German pharmaceutical company Boehringer Ingelheim has agreed to divest five types of animal health products in the United States in order to settle FTC charges that its proposed asset swap with Paris-based Sanofi would likely be anticompetitive.
Under the proposed swap, Boehringer Ingelheim will acquire Sanofi’s animal care subsidiary, Merial, valued at $13.53 billion, and Sanofi will obtain Boehringer Ingelheim’s consumer health care business unit, valued at $7.98 billion, as well as cash compensation of $5.54 billion.
The FTC’s complaint alleges that without the divestitures the proposed asset swap would harm competition in the U.S. markets for various vaccines for companion animals (pets) and certain parasite control products for cattle and sheep.
The transaction could also lead to higher prices and reduced service in these markets, and could increase the likelihood of coordinated interaction between competitors, according to the FTC’s complaint.
The proposed consent order preserves competition by requiring Boehringer Ingelheim to divest the companion animal vaccines to Eli Lilly and the company’s Elanco Animal Health division, and the parasite control products to Bayer AG.
According to the complaint, the proposed transaction, without a remedy, would have substantially lessened U.S. competition for the following products:
- Canine vaccines.
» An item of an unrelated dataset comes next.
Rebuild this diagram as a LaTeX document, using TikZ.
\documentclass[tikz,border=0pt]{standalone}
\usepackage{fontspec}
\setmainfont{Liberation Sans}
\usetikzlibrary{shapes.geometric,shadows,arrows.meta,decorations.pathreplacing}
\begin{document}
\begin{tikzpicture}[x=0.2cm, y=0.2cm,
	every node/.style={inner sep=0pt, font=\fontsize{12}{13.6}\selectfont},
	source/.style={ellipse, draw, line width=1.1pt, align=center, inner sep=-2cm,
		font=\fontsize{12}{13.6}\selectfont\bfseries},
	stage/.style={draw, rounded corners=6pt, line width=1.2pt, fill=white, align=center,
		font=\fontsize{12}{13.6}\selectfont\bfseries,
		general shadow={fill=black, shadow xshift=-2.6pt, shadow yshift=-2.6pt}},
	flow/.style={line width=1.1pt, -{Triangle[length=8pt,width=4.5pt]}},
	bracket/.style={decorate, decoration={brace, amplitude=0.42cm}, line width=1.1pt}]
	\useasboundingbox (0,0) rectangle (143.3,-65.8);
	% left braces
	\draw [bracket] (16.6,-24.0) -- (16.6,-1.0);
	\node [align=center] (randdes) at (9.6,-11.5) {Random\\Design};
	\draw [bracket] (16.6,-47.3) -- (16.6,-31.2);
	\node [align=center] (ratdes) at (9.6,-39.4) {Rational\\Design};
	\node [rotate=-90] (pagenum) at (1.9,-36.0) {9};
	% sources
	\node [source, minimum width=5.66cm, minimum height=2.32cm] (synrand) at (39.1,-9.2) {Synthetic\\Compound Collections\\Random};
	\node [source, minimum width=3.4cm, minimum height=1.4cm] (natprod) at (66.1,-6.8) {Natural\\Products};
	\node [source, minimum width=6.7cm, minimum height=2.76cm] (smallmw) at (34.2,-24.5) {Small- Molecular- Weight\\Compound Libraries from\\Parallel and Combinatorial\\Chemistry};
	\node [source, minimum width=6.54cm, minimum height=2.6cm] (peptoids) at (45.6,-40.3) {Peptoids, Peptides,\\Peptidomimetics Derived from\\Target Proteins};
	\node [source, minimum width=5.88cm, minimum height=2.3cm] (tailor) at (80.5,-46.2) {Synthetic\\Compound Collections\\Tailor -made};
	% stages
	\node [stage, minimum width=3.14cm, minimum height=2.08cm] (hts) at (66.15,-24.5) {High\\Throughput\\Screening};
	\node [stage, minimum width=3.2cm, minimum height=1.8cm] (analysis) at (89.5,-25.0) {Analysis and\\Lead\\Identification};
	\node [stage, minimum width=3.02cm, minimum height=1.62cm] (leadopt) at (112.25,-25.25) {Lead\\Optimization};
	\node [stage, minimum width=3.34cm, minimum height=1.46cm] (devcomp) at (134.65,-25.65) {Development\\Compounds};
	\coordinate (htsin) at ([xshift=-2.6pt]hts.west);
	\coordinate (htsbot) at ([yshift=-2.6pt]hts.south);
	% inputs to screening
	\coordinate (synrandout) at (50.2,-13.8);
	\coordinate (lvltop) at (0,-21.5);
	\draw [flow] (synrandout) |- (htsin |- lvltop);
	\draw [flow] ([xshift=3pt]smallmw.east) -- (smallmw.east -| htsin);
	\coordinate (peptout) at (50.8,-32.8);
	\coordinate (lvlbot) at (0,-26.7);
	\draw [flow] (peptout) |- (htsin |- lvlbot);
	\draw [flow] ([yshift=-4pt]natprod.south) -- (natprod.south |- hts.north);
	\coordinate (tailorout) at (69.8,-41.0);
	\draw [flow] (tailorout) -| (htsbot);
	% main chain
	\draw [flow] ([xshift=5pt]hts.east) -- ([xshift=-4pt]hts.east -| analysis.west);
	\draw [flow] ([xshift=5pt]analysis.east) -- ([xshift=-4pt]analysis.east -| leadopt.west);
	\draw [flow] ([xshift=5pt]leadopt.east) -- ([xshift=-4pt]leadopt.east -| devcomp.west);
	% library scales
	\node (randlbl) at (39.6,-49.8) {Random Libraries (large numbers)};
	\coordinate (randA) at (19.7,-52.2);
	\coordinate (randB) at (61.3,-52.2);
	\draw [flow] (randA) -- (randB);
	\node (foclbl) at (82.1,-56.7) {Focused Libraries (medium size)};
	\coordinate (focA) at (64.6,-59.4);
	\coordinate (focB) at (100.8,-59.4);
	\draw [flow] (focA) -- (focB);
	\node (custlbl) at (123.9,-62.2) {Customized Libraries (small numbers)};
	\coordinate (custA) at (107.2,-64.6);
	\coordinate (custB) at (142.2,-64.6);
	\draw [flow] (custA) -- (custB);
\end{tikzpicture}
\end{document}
The proposed acquisition would reduce the number of canine vaccine suppliers from four to three.
- Feline vaccines. The proposed acquisition would combine the two leading feline vaccine suppliers, reducing the number of competitors from four to three.
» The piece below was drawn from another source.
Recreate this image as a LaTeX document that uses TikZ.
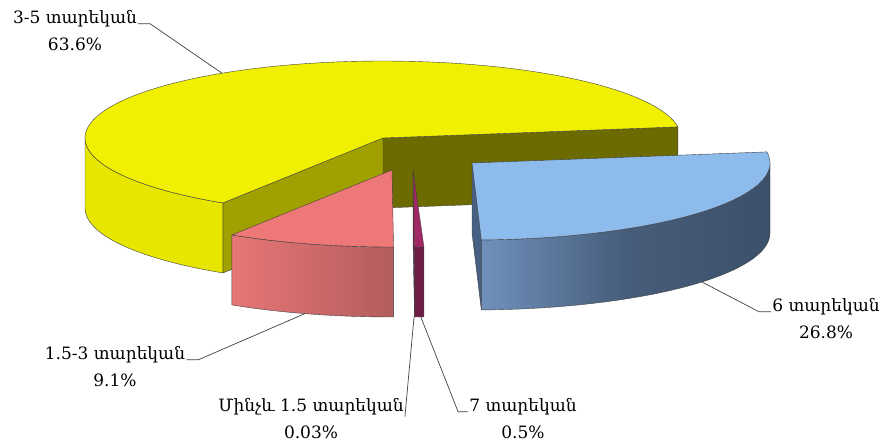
\documentclass[tikz,border=0pt]{standalone}
\usepackage{fontspec}
\setmainfont{DejaVu Serif}
\usetikzlibrary{positioning,calc}
\definecolor{topyellow}{RGB}{240,240,0}
\definecolor{wallyellow}{RGB}{230,230,0}
\definecolor{cutyellow}{RGB}{160,160,0}
\definecolor{backyellow}{RGB}{107,107,0}
\definecolor{topblue}{RGB}{141,187,235}
\definecolor{wallblueL}{RGB}{112,145,188}
\definecolor{wallblueR}{RGB}{60,80,106}
\definecolor{cutblue}{RGB}{70,95,130}
\definecolor{toppink}{RGB}{238,120,120}
\definecolor{wallpinkL}{RGB}{232,118,118}
\definecolor{wallpinkR}{RGB}{178,92,94}
\definecolor{toppurple}{RGB}{160,40,100}
\definecolor{wallpurple}{RGB}{110,30,70}

\begin{document}
\begin{tikzpicture}[x=1pt,y=-1pt,
    face/.style={draw=black!75,line width=0.4pt,line join=round},
    leader/.style={draw=black!75,line width=0.7pt},
    lbl/.style={inner sep=1pt,font=\fontsize{17}{20}\selectfont}]
\useasboundingbox (0,0) rectangle (884,444);

% 3-5 years, yellow
\coordinate (Y0) at (383,138);
\coordinate (Ya) at ({383+298*cos(8.3)},{138-77*sin(8.3)});
\coordinate (Yb) at ({383+298*cos(237.5)},{138-77*sin(237.5)});
\draw[face,fill=backyellow] (Y0) -- (Ya) -- ++(0,70) -- ($(Y0)+(0,70)$) -- cycle;
\draw[face,fill=cutyellow] (Y0) -- (Yb) -- ++(0,70) -- ($(Y0)+(0,70)$) -- cycle;
\draw[face,fill=wallyellow] plot[domain=180:237.5,samples=40,variable=\t] ({383+298*cos(\t)},{138-77*sin(\t)})
    -- plot[domain=237.5:180,samples=40,variable=\t] ({383+298*cos(\t)},{208-77*sin(\t)}) -- cycle;
\draw[face,fill=topyellow] (Y0) -- plot[domain=8.3:237.5,samples=120,variable=\t] ({383+298*cos(\t)},{138-77*sin(\t)}) -- cycle;

% 6 years, blue
\coordinate (B0) at (472,163);
\coordinate (Bb) at ({472+298*cos(271.8)},{163-77*sin(271.8)});
\draw[face,fill=cutblue] (B0) -- (Bb) -- ++(0,70) -- ($(B0)+(0,70)$) -- cycle;
\draw[face,left color=wallblueL,right color=wallblueR,middle color=wallblueR!80!wallblueL]
    plot[domain=271.8:360,samples=60,variable=\t] ({472+298*cos(\t)},{163-77*sin(\t)})
    -- plot[domain=360:271.8,samples=60,variable=\t] ({472+298*cos(\t)},{233-77*sin(\t)}) -- cycle;
\draw[face,fill=topblue] (B0) -- plot[domain=271.8:368.3,samples=80,variable=\t] ({472+298*cos(\t)},{163-77*sin(\t)}) -- cycle;

% 1.5-3 years, pink
\coordinate (P0) at (392,170);
\draw[face,left color=wallpinkL,right color=wallpinkR]
    plot[domain=237.5:270.3,samples=30,variable=\t] ({392+298*cos(\t)},{170-77*sin(\t)})
    -- plot[domain=270.3:237.5,samples=30,variable=\t] ({392+298*cos(\t)},{240-77*sin(\t)}) -- cycle;
\draw[face,fill=toppink] (P0) -- plot[domain=237.5:270.3,samples=30,variable=\t] ({392+298*cos(\t)},{170-77*sin(\t)}) -- cycle;

% 7 years, purple
\coordinate (Q0) at (413,170);
\coordinate (Qa) at ({413+298*cos(270.3)},{170-77*sin(270.3)});
\draw[face,fill=wallpurple] (Q0) -- (Qa) -- ++(0,70) -- ($(Q0)+(0,70)$) -- cycle;
\draw[face,fill=wallpurple]
    plot[domain=270.3:272.1,samples=5,variable=\t] ({413+298*cos(\t)},{170-77*sin(\t)})
    -- plot[domain=272.1:270.3,samples=5,variable=\t] ({413+298*cos(\t)},{240-77*sin(\t)}) -- cycle;
\draw[face,fill=toppurple] (Q0) -- plot[domain=270.3:272.1,samples=5,variable=\t] ({413+298*cos(\t)},{170-77*sin(\t)}) -- cycle;

% leader ends
\coordinate (t35) at ({383+298*cos(122.7)},{138-77*sin(122.7)});
\coordinate (t6) at ({472+298*cos(-39.5)},{233-77*sin(-39.5)});
\coordinate (t153) at ({392+298*cos(253)},{240-77*sin(253)});
\coordinate (t0) at ({413+298*cos(270.2)},{240-77*sin(270.2)});
\coordinate (t7) at ({413+298*cos(271.5)},{240-77*sin(271.5)});

% labels
\node[lbl] (n35) at (75,19) {3-5 տարեկան};
\node[lbl,below=8pt of n35] (p35) {63.6\%};
\node[lbl] (n6) at (826,307) {6 տարեկան};
\node[lbl,below=8pt of n6] (p6) {26.8\%};
\node[lbl] (n153) at (115,355) {1.5-3 տարեկան};
\node[lbl,below=8pt of n153] (p153) {9.1\%};
\node[lbl] (n0) at (311,407) {Մինչև 1.5 տարեկան};
\node[lbl,below=8pt of n0] (p0) {0.03\%};
\node[lbl] (n7) at (523,407) {7 տարեկան};
\node[lbl,below=8pt of n7] (p7) {0.5\%};

\draw[leader] (n35.base east) -- ++(12,0) -- (t35);
\draw[leader] (n6.base west) -- ++(-12,0) -- (t6);
\draw[leader] (n153.base east) -- ++(12,0) -- (t153);
\draw[leader] (n0.south east) -- (t0);
\draw[leader] (n7.base west) -- ++(-10,0) -- (t7);
\end{tikzpicture}
\end{document}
- Rabies vaccines. The proposed acquisition would combine the top two rabies vaccine suppliers, which control a combined 75 percent market share, and would reduce the number of rabies vaccine suppliers from four to three.
- Products to prevent and control outbreaks of parasites in cattle. There are only three primary suppliers of these parasiticides, also known as “macrocyclic lactones,” in the U.S. market. The proposed acquisition would reduce the number of suppliers to two, giving the merged firm a market share of more than 65 percent.
- Products to prevent and control outbreaks of parasites in sheep. Currently, Boehringer Ingelheim and Sanofi’s Merial are the two primary suppliers of these parasiticides in the U.S. market, and the acquisition would give the merged firm a market share of more than 78 percent.
To help ensure that the consent order achieves its remedial goals, Boehringer Ingelheim is required to provide technical assistance and other transition services so that Elanco and Bayer can independently manufacture and sell the divested products. The FTC order also includes an asset maintenance order and it appoints a monitor to oversee the divestiture process.
More information about this proposed merger and the FTC’s consent agreement can be found in the analysis to aid public comment.
The Commission vote to issue the complaint and accept the proposed consent order for public comment was 3-0. The FTC will publish the consent agreement package in the Federal Register shortly. The agreement will be subject to public comment for 30 days, beginning today and continuing through January 27, 2017, after which the Commission will decide whether to make the proposed consent order final. Comments can be filed electronically or in paper form by following the instructions in the “Supplementary Information” section of the Federal Register notice.
NOTE: The Commission issues an administrative complaint when it has “reason to believe” that the law has been or is being violated, and it appears to the Commission that a proceeding is in the public interest. When the Commission issues a consent order on a final basis, it carries the force of law with respect to future actions. Each violation of such an order may result in a civil penalty of up to $40,000 per day.